Yes. At age 55, Bell is capable of blowing an audience away with awe-inspiring athleticism and musicality that few can match, as he proved in Winona on Tuesday evening at the Minnesota Beethoven Festival. And he brought along one of the world's most celebrated chamber orchestras, the London-based Academy of St. Martin in the Fields. Bell has been the group's music director since 2011.
The concert may have been memorable enough if only from Bell pushing the wow meter into the red zone on Niccolo Paganini's First Violin Concerto. It's a work seemingly written exclusively for the purpose of showing off its composer's legendary prowess as a soloist, which inspired murmurs of deals with the devil.
But it also featured the most passionately intense interpretation of Robert Schumann's Second Symphony you're ever likely to experience, a precise and powerful example of Romanticism at its stormiest. My two-hour trip to Winona for this sold-out concert at the town's middle school auditorium was well worth the drive, for it proved undoubtedly one of Minnesota's classical music events of the year, or perhaps decade.
It began with Beethoven, Bell taking the concertmaster's seat to lead the 43-piece orchestra in the "Egmont" Overture, a nine-minute taste of Beethoven's favored path from weighty darkness into blazing light that proved a thrilling curtain-raiser.

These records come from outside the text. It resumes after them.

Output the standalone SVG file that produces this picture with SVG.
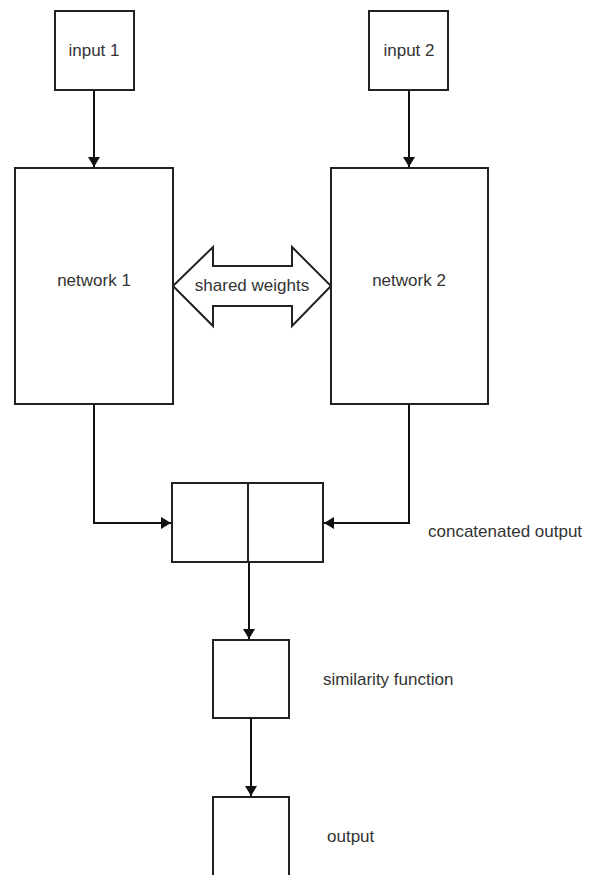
<svg xmlns="http://www.w3.org/2000/svg" width="592" height="875" viewBox="0 0 592 875">
<style>
.box{fill:#fff;stroke:#222;stroke-width:2}
.lbl{font-family:"Liberation Sans",Arial,sans-serif;font-size:17px;fill:#333}
.c{text-anchor:middle}
.conn{fill:none;stroke:#111;stroke-width:2}
</style>
<defs>
<marker id="ah" viewBox="0 0 10 12" refX="10" refY="6" markerWidth="10" markerHeight="12" markerUnits="userSpaceOnUse" orient="auto">
<path d="M0,0 L10,6 L0,12 Z" fill="#111"/>
</marker>
</defs>
<rect width="592" height="875" fill="#fff"/>
<g id="input1"><rect class="box" x="55" y="11" width="79" height="79"/><text class="lbl c" x="94" y="56">input 1</text></g>
<g id="input2"><rect class="box" x="369" y="11" width="79" height="79"/><text class="lbl c" x="409" y="56">input 2</text></g>
<g id="network1"><rect class="box" x="15" y="168" width="158" height="236"/><text class="lbl c" x="94" y="286">network 1</text></g>
<g id="network2"><rect class="box" x="331" y="168" width="157" height="236"/><text class="lbl c" x="409" y="286">network 2</text></g>
<g id="shared"><path class="box" d="M173,286 L213,247 L213,266 L292,266 L292,247 L331,286 L292,326 L292,306 L213,306 L213,326 Z"/><text class="lbl c" x="252" y="291">shared weights</text></g>
<g id="concat"><rect class="box" x="172" y="483" width="151" height="79"/><line x1="248" y1="483" x2="248" y2="562" stroke="#222" stroke-width="2"/><text class="lbl" x="428" y="537">concatenated output</text></g>
<g id="similarity"><rect class="box" x="213" y="640" width="76" height="78"/><text class="lbl" x="323" y="685">similarity function</text></g>
<g id="output"><rect class="box" x="213" y="797" width="76" height="80"/><text class="lbl" x="327" y="842">output</text></g>
<g id="connectors">
<path class="conn" d="M94,90 L94,167" marker-end="url(#ah)"/>
<path class="conn" d="M409,90 L409,167" marker-end="url(#ah)"/>
<path class="conn" d="M94,404 L94,523 L171,523" marker-end="url(#ah)"/>
<path class="conn" d="M409,404 L409,523 L324,523" marker-end="url(#ah)"/>
<path class="conn" d="M249,562 L249,639" marker-end="url(#ah)"/>
<path class="conn" d="M251,718 L251,796" marker-end="url(#ah)"/>
</g>
</svg>
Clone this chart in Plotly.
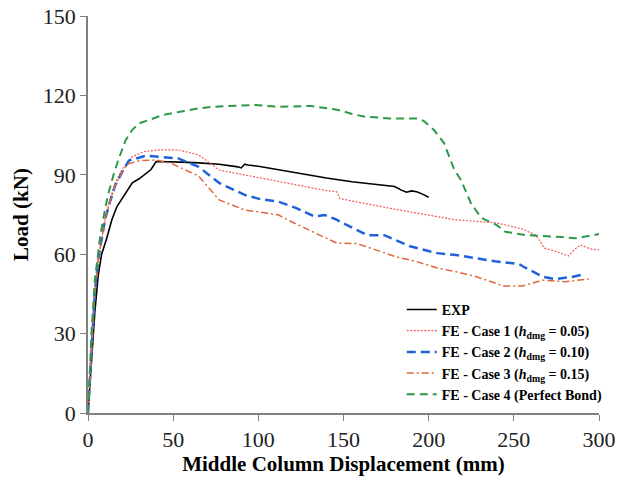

Anyone who's seen Bell on his many Twin Cities visits — his local ubiquity enhanced by a three-year stint as a St. Paul Chamber Orchestra artistic partner — knows that his physicality and sweat-soaked mane are part of his brand. The Indiana native wears his work ethic on his sleeve, never more so than on this Olympian effort, which received a well-deserved partial standing ovation — after the first movement.
And why not? After all, Bell was dancing with the all-time greats by stepping onto Paganini's turf, and he was indeed all over the instrument, with fast and furious fingerings, piercingly clear high notes, dauntingly aggressive double stops and technical wizardry seldom seen.